- Directed by: Friz Freleng
- Story by: Warren Foster
- Starring: Mel Blanc Additional voice characterization: June Foray (uncredited) Daws Butler (uncredited)
- Edited by: Treg Brown
- Music by: John Seely
- Animation by: Gerry Chiniquy Arthur Davis Virgil Ross
- Layouts by: Hawley Pratt
- Backgrounds by: Tom O'Loughlin
- Color process: Technicolor
- Production company: Warner Bros. Cartoons
- Distributed by: Warner Bros. Pictures
- Release date: September 27, 1958 (USA);
- Running time: 6:30 (one reel)
- Language: English

= A Bird in a Bonnet =

1958 film

A Bird in a Bonnet is a 1958 Warner Bros. Merrie Melodies animated short directed by Friz Freleng. The voices were performed by Mel Blanc, Daws Butler and June Foray. The short was released on September 27, 1958, and stars Tweety and Sylvester.

==Plot==
Granny visits a 1950s New York City hat shop looking for a new hat. The sales lady has her try on several hats, but Granny seems unsatisfied with each choice (a Napoleon chapeau makes her imitate Napoleon's hand in coat pose and chuckle "Not tonight, Josephine!"). Meanwhile, Sylvester is chasing Tweety outside and Tweety makes his way into the hat shop. Just as Tweety hides at a table, Sylvester runs in and tries to rummage through the hats to look for him, but the sales lady catches him in the act, and chases him out. Just as the sales lady comes to the table where Tweety is hiding, Tweety stands real still on a hat, making the sales lady think that he's a cute little stuffed bird on a hat. After Granny tries it on, she thinks the same thing and buys the hat.

Tweety soon realizes the joys of being said "stuffed bird" has a two-fold purpose, the second being that it is perfect refuge from Sylvester. But as usual, the puddy tat does everything to get at the bird, first following Granny out of the hat shop. The first time, Granny turns around, but sees Sylvester pretending to sleep. The second time, Granny quickly gets wise and swats the baritone cat with her umbrella.

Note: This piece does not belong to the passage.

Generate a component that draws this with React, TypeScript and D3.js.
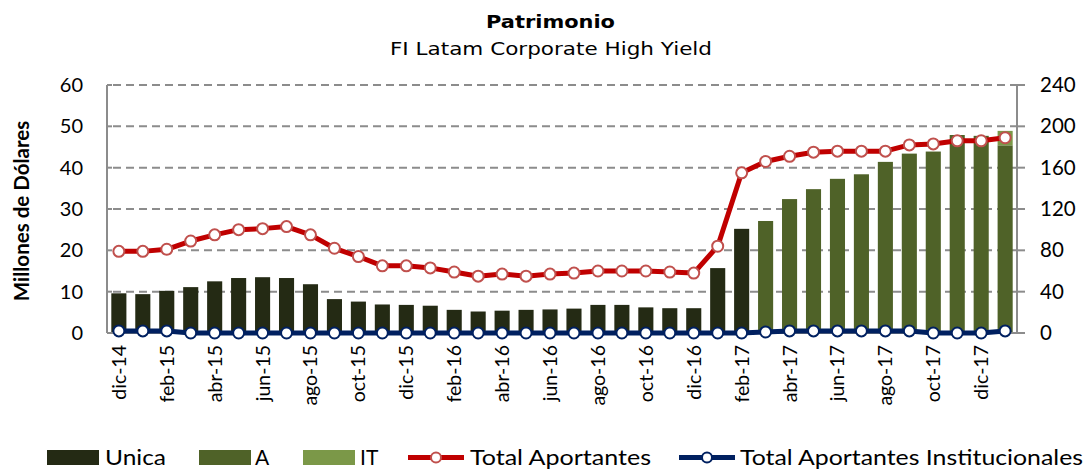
import React from "react";
import * as d3 from "d3";

const months = [
  "dic-14", "ene-15", "feb-15", "mar-15", "abr-15", "may-15", "jun-15", "jul-15", "ago-15", "sep-15", "oct-15", "nov-15",
  "dic-15", "ene-16", "feb-16", "mar-16", "abr-16", "may-16", "jun-16", "jul-16", "ago-16", "sep-16", "oct-16", "nov-16",
  "dic-16", "ene-17", "feb-17", "mar-17", "abr-17", "may-17", "jun-17", "jul-17", "ago-17", "sep-17", "oct-17", "nov-17",
  "dic-17", "ene-18",
];

// millones de dólares
const unica = [
  9.6, 9.4, 10.2, 11.1, 12.5, 13.3, 13.5, 13.3, 11.8, 8.2, 7.6, 6.9,
  6.8, 6.6, 5.6, 5.2, 5.4, 5.6, 5.7, 5.9, 6.8, 6.8, 6.2, 6.0,
  6.0, 15.7, 25.2, 0, 0, 0, 0, 0, 0, 0, 0, 0,
  0, 0,
];
const serieA = [
  0, 0, 0, 0, 0, 0, 0, 0, 0, 0, 0, 0,
  0, 0, 0, 0, 0, 0, 0, 0, 0, 0, 0, 0,
  0, 0, 0, 27.1, 32.4, 34.8, 37.3, 38.4, 41.4, 43.4, 43.9, 47.9,
  47.7, 45.4,
];
const serieIT = [
  0, 0, 0, 0, 0, 0, 0, 0, 0, 0, 0, 0,
  0, 0, 0, 0, 0, 0, 0, 0, 0, 0, 0, 0,
  0, 0, 0, 0, 0, 0, 0, 0, 0, 0, 0, 0,
  0, 3.5,
];

// número de aportantes (eje derecho)
const totalAportantes = [
  79, 79, 81, 89, 95, 100, 101, 103, 95, 82, 74, 65,
  65, 63, 59, 55, 57, 55, 57, 58, 60, 60, 60, 59,
  58, 84, 155, 166, 171, 175, 176, 176, 176, 182, 183, 186,
  186, 189,
];
const aportantesInst = [
  2, 2, 2, 0, 0, 0, 0, 0, 0, 0, 0, 0,
  0, 0, 0, 0, 0, 0, 0, 0, 0, 0, 0, 0,
  0, 0, 0, 1, 2, 2, 2, 2, 2, 2, 0, 0,
  0, 2,
];

const leftTicks = [0, 10, 20, 30, 40, 50, 60];
const rightTicks = [0, 40, 80, 120, 160, 200, 240];

const keys = ["Unica", "A", "IT"];
const colors: Record<string, string> = { Unica: "#242a14", A: "#4f6228", IT: "#7b9848" };

const W = 1086;
const H = 470;
const left = 107;
const right = 1017;
const top = 85;
const bottom = 333;

const tickFont = "Lato, 'Open Sans', sans-serif";
const titleFont = "'DejaVu Sans', Verdana, sans-serif";

export default function App() {
  const x = d3.scaleBand<string>().domain(months).range([left, right]).paddingInner(0.37).paddingOuter(0.18);
  const yL = d3.scaleLinear().domain([0, 60]).range([bottom, top]);
  const yR = d3.scaleLinear().domain([0, 240]).range([bottom, top]);

  const rows = months.map((m, i) => ({ month: m, Unica: unica[i], A: serieA[i], IT: serieIT[i] }));
  const stacked = d3.stack<any>().keys(keys)(rows);

  const cx = (i: number) => (x(months[i]) as number) + x.bandwidth() / 2;
  const line = d3.line<number>().x((_, i) => cx(i)).y(d => yR(d));

  return (
    <svg width={W} height={H} style={{ position: "absolute", left: 0, top: 0, background: "#fff" }}>
      {/* titulo */}
      <text x={486} y={28} fontFamily={titleFont} fontWeight="bold" fontSize={18} textLength={129} lengthAdjust="spacingAndGlyphs">
        Patrimonio
      </text>
      <text x={390} y={55} fontFamily={titleFont} fontSize={18} textLength={322} lengthAdjust="spacingAndGlyphs">
        FI Latam Corporate High Yield
      </text>

      {/* grilla */}
      {leftTicks.filter(t => t > 0).map(t => (
        <line key={t} x1={left + 6} x2={right} y1={yL(t)} y2={yL(t)} stroke="#8c8c8c" strokeWidth={2} strokeDasharray="8,5" />
      ))}

      {/* barras */}
      {stacked.map(layer => (
        <g key={layer.key} fill={colors[layer.key]}>
          {layer.map((d, i) =>
            d[1] - d[0] > 0 ? (
              <rect key={i} x={x(months[i])} width={x.bandwidth()} y={yL(d[1])} height={yL(d[0]) - yL(d[1])} />
            ) : null
          )}
        </g>
      ))}

      {/* ejes */}
      <line x1={left} x2={left} y1={top} y2={bottom} stroke="#8c8c8c" strokeWidth={2} />
      <line x1={right} x2={right} y1={top} y2={bottom} stroke="#8c8c8c" strokeWidth={2} />
      <line x1={left} x2={right} y1={bottom} y2={bottom} stroke="#8c8c8c" strokeWidth={2} />
      {leftTicks.map(t => (
        <g key={t}>
          <line x1={left} x2={left + 5} y1={yL(t)} y2={yL(t)} stroke="#8c8c8c" strokeWidth={2} />
          <text x={83} y={yL(t) + 7} textAnchor="end" fontFamily={tickFont} fontSize={20}>{t}</text>
        </g>
      ))}
      {rightTicks.map(t => (
        <g key={t}>
          <line x1={right} x2={right + 8} y1={yR(t)} y2={yR(t)} stroke="#8c8c8c" strokeWidth={2} />
          <text x={1040} y={yR(t) + 7} textAnchor="start" fontFamily={tickFont} fontSize={20.5}>{t}</text>
        </g>
      ))}
      <text
        transform={`translate(29,${(top + bottom) / 2 + 2}) rotate(-90)`}
        textAnchor="middle"
        fontFamily={tickFont}
        fontWeight="bold"
        fontSize={20.5}
      >
        Millones de Dólares
      </text>
      {months.map((m, i) =>
        i % 2 === 0 ? (
          <text
            key={m}
            transform={`translate(${cx(i) + 7},${bottom + 12}) rotate(-90)`}
            textAnchor="end"
            fontFamily={tickFont}
            fontSize={19.5}
          >
            {m}
          </text>
        ) : null
      )}

      {/* lineas */}
      <path d={line(totalAportantes) || ""} fill="none" stroke="#c00000" strokeWidth={5} strokeLinejoin="round" />
      {totalAportantes.map((v, i) => (
        <circle key={i} cx={cx(i)} cy={yR(v)} r={5.5} fill="#fff" stroke="#c0504d" strokeWidth={2} />
      ))}
      <path d={line(aportantesInst) || ""} fill="none" stroke="#002060" strokeWidth={5} strokeLinejoin="round" />
      {aportantesInst.map((v, i) => (
        <circle key={i} cx={cx(i)} cy={yR(v)} r={5.5} fill="#fff" stroke="#002060" strokeWidth={2} />
      ))}

      {/* leyenda */}
      <g fontFamily={tickFont} fontSize={21}>
        <rect x={47} y={450} width={52} height={15} fill={colors.Unica} />
        <text x={105} y={465} textLength={61} lengthAdjust="spacingAndGlyphs">Unica</text>
        <rect x={199} y={450} width={52} height={15} fill={colors.A} />
        <text x={255} y={465}>A</text>
        <rect x={303} y={450} width={52} height={15} fill={colors.IT} />
        <text x={360} y={465}>IT</text>
        <line x1={408} x2={464} y1={457.5} y2={457.5} stroke="#c00000" strokeWidth={5} />
        <circle cx={436} cy={457.5} r={5} fill="#fff" stroke="#c0504d" strokeWidth={2} />
        <text x={470} y={465} textLength={181} lengthAdjust="spacingAndGlyphs">Total Aportantes</text>
        <line x1={679} x2={735} y1={457.5} y2={457.5} stroke="#002060" strokeWidth={5} />
        <circle cx={707} cy={457.5} r={5} fill="#fff" stroke="#002060" strokeWidth={2} />
        <text x={740} y={465} textLength={343} lengthAdjust="spacingAndGlyphs">Total Aportantes Institucionales</text>
      </g>
    </svg>
  );
}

Other failed attempts for Sylvester to get Tweety include:

- Perching himself atop a delivery truck. Just as he is about to grab dinner, the truck speeds away, requiring the cat to take the crosstown bus to return downtown. Sylvester then barely avoids getting hit by an oncoming car, causing his heart to beat fast and his fur to go white.
- Hiding inside an English gentleman's hat. The man walks up beside Granny and makes a snide remark, just as Sylvester is making a grab for Tweety. Granny uses her umbrella to clout the man and — unwitting — the cat.
- Following Granny into Lacy's Department Store (a play on Macy's) and into an elevator. The cat's tail gets stuck in the elevator door, and when he finally disembarks the elevator, his tail has been stretched from the store's eight floors.
- At J.C. Denny's (a pun on J. C. Penney), the cat snatching Granny's hat with the obvious intent of getting Tweety. Granny follows the thieving cat outside, but Sylvester makes his getaway by putting the hat on and using a balloon to float to safety ... until Tweety pops the balloon. The hat glides to the street undamaged (where Granny retrieves it), while Sylvester plummets into a manhole ("Whoo-hoo-hoo. Hey, look at this, Ralph! A pussycat!" says an Ed Norton-esque sewer worker).
- Later, using a bellows to blow Granny's hat from her head, causing it to go onto the street. Sylvester barely avoids getting hit by several cars and recovers the hat, but he is struck by a motorscooter driving from an alley. Granny manages to retrieve the hat safely.

In the ending gag, Sylvester uses a fishing rod and reel to latch onto the hat. Granny gets into a taxi, and Sylvester is pulled away by the speeding driver. After being an unwilling car skier for several city blocks (and nearly getting hit by two trucks), Sylvester eventually realizes he needs to reel himself in ... which he does to open the taxi's sunroof and grab Tweety. Just after saying his only line in the cartoon — "Now I've got you, buster!" — the car drives into the Holland Tunnel, where the cat hits his head against the side of the entrance; the bird flies out of his hand and back safely onto the taxicab's roof. "You know, I wose more puddy tats that way!" remarks Tweety as the cartoon ends.

==Score==
A Bird in a Bonnet is one of six cartoons scored with stock music by John Seely from the Capitol Records Hi-Q library because of a musician's strike in 1958; the others are Weasel While You Work, Hip Hip-Hurry!, Hook, Line and Stinker, Gopher Broke, and Pre-Hysterical Hare. This cartoon is the only Friz Freleng cartoon to have a Seely score; two others were directed by Chuck Jones (both starring Wile E. Coyote and Road Runner), while the remaining three were helmed by Robert McKimson.